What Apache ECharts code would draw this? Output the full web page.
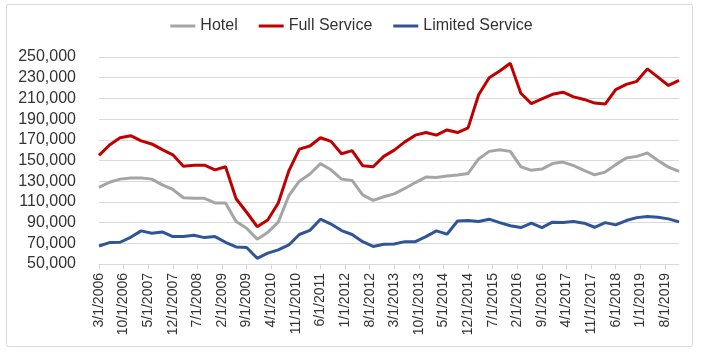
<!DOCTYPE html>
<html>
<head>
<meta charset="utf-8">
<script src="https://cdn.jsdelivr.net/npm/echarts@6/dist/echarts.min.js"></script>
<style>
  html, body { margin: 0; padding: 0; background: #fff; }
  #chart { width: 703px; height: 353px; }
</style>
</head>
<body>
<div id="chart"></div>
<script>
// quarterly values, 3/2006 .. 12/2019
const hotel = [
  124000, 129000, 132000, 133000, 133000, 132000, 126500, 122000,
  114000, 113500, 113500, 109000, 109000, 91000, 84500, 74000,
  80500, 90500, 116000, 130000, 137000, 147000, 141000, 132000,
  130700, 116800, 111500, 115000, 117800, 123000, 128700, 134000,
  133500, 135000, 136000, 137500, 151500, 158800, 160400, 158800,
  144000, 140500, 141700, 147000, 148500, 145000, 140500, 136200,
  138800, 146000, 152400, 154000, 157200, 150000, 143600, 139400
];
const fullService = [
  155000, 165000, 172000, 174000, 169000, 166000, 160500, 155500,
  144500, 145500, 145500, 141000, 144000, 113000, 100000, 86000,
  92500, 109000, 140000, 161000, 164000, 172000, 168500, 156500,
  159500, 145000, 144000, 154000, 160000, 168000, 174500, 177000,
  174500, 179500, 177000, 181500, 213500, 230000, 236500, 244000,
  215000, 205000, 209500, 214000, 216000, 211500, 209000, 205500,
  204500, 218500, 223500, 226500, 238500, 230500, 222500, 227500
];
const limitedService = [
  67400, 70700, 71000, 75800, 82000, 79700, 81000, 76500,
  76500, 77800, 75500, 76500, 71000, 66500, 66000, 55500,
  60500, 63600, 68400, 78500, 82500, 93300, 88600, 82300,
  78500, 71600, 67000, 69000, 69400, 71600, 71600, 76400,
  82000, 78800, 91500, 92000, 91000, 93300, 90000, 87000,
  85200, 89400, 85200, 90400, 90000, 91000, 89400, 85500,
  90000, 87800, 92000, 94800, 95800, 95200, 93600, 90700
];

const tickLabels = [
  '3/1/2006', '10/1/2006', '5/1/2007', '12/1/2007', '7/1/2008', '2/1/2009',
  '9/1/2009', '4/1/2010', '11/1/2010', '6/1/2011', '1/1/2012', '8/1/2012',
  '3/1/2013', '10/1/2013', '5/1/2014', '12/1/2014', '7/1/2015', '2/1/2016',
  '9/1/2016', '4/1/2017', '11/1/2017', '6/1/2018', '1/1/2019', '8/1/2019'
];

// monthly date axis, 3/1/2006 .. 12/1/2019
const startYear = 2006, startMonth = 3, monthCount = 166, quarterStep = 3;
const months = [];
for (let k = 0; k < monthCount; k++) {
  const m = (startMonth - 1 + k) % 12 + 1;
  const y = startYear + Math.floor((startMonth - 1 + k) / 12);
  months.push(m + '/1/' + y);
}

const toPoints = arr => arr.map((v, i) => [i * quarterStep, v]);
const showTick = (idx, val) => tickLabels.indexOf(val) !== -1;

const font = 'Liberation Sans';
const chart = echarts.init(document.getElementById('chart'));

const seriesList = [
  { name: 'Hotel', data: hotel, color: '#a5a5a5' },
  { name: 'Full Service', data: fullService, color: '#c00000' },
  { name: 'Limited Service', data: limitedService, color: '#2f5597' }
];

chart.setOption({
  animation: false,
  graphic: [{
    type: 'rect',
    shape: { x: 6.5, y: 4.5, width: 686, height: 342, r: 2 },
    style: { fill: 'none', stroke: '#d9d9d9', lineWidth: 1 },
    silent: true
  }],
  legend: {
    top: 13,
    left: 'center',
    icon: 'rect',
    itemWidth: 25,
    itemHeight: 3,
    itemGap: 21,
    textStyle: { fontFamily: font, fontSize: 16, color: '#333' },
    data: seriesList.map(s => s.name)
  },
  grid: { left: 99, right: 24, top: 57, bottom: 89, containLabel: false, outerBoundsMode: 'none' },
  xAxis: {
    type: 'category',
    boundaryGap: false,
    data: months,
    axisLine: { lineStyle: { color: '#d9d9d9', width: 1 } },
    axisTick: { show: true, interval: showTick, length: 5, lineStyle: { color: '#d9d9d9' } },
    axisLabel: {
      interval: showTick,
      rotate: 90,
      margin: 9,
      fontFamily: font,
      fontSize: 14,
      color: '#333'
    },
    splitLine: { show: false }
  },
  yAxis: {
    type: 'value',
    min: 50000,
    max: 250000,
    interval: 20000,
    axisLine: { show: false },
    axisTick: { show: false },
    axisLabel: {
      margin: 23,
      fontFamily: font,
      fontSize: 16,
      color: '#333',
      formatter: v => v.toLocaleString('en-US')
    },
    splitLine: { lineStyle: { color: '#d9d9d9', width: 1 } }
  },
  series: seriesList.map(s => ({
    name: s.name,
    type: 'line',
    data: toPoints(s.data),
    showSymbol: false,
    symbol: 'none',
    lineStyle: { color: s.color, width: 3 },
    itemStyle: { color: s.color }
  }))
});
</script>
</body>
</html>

· · · ·

Repeat the listing in full and exactly. Do not include any images.

What Apache ECharts code would draw this? Output the full web page.
<!DOCTYPE html>
<html>
<head>
<meta charset="utf-8">
<script src="https://cdn.jsdelivr.net/npm/echarts@6/dist/echarts.min.js"></script>
<style>
  html, body { margin: 0; padding: 0; background: #fff; }
  #chart { width: 703px; height: 353px; }
</style>
</head>
<body>
<div id="chart"></div>
<script>
// quarterly values, 3/2006 .. 12/2019
const hotel = [
  124000, 129000, 132000, 133000, 133000, 132000, 126500, 122000,
  114000, 113500, 113500, 109000, 109000, 91000, 84500, 74000,
  80500, 90500, 116000, 130000, 137000, 147000, 141000, 132000,
  130700, 116800, 111500, 115000, 117800, 123000, 128700, 134000,
  133500, 135000, 136000, 137500, 151500, 158800, 160400, 158800,
  144000, 140500, 141700, 147000, 148500, 145000, 140500, 136200,
  138800, 146000, 152400, 154000, 157200, 150000, 143600, 139400
];
const fullService = [
  155000, 165000, 172000, 174000, 169000, 166000, 160500, 155500,
  144500, 145500, 145500, 141000, 144000, 113000, 100000, 86000,
  92500, 109000, 140000, 161000, 164000, 172000, 168500, 156500,
  159500, 145000, 144000, 154000, 160000, 168000, 174500, 177000,
  174500, 179500, 177000, 181500, 213500, 230000, 236500, 244000,
  215000, 205000, 209500, 214000, 216000, 211500, 209000, 205500,
  204500, 218500, 223500, 226500, 238500, 230500, 222500, 227500
];
const limitedService = [
  67400, 70700, 71000, 75800, 82000, 79700, 81000, 76500,
  76500, 77800, 75500, 76500, 71000, 66500, 66000, 55500,
  60500, 63600, 68400, 78500, 82500, 93300, 88600, 82300,
  78500, 71600, 67000, 69000, 69400, 71600, 71600, 76400,
  82000, 78800, 91500, 92000, 91000, 93300, 90000, 87000,
  85200, 89400, 85200, 90400, 90000, 91000, 89400, 85500,
  90000, 87800, 92000, 94800, 95800, 95200, 93600, 90700
];

const tickLabels = [
  '3/1/2006', '10/1/2006', '5/1/2007', '12/1/2007', '7/1/2008', '2/1/2009',
  '9/1/2009', '4/1/2010', '11/1/2010', '6/1/2011', '1/1/2012', '8/1/2012',
  '3/1/2013', '10/1/2013', '5/1/2014', '12/1/2014', '7/1/2015', '2/1/2016',
  '9/1/2016', '4/1/2017', '11/1/2017', '6/1/2018', '1/1/2019', '8/1/2019'
];

// monthly date axis, 3/1/2006 .. 12/1/2019
const startYear = 2006, startMonth = 3, monthCount = 166, quarterStep = 3;
const months = [];
for (let k = 0; k < monthCount; k++) {
  const m = (startMonth - 1 + k) % 12 + 1;
  const y = startYear + Math.floor((startMonth - 1 + k) / 12);
  months.push(m + '/1/' + y);
}

const toPoints = arr => arr.map((v, i) => [i * quarterStep, v]);
const showTick = (idx, val) => tickLabels.indexOf(val) !== -1;

const font = 'Liberation Sans';
const chart = echarts.init(document.getElementById('chart'));

const seriesList = [
  { name: 'Hotel', data: hotel, color: '#a5a5a5' },
  { name: 'Full Service', data: fullService, color: '#c00000' },
  { name: 'Limited Service', data: limitedService, color: '#2f5597' }
];

chart.setOption({
  animation: false,
  graphic: [{
    type: 'rect',
    shape: { x: 6.5, y: 4.5, width: 686, height: 342, r: 2 },
    style: { fill: 'none', stroke: '#d9d9d9', lineWidth: 1 },
    silent: true
  }],
  legend: {
    top: 13,
    left: 'center',
    icon: 'rect',
    itemWidth: 25,
    itemHeight: 3,
    itemGap: 21,
    textStyle: { fontFamily: font, fontSize: 16, color: '#333' },
    data: seriesList.map(s => s.name)
  },
  grid: { left: 99, right: 24, top: 57, bottom: 89, containLabel: false, outerBoundsMode: 'none' },
  xAxis: {
    type: 'category',
    boundaryGap: false,
    data: months,
    axisLine: { lineStyle: { color: '#d9d9d9', width: 1 } },
    axisTick: { show: true, interval: showTick, length: 5, lineStyle: { color: '#d9d9d9' } },
    axisLabel: {
      interval: showTick,
      rotate: 90,
      margin: 9,
      fontFamily: font,
      fontSize: 14,
      color: '#333'
    },
    splitLine: { show: false }
  },
  yAxis: {
    type: 'value',
    min: 50000,
    max: 250000,
    interval: 20000,
    axisLine: { show: false },
    axisTick: { show: false },
    axisLabel: {
      margin: 23,
      fontFamily: font,
      fontSize: 16,
      color: '#333',
      formatter: v => v.toLocaleString('en-US')
    },
    splitLine: { lineStyle: { color: '#d9d9d9', width: 1 } }
  },
  series: seriesList.map(s => ({
    name: s.name,
    type: 'line',
    data: toPoints(s.data),
    showSymbol: false,
    symbol: 'none',
    lineStyle: { color: s.color, width: 3 },
    itemStyle: { color: s.color }
  }))
});
</script>
</body>
</html>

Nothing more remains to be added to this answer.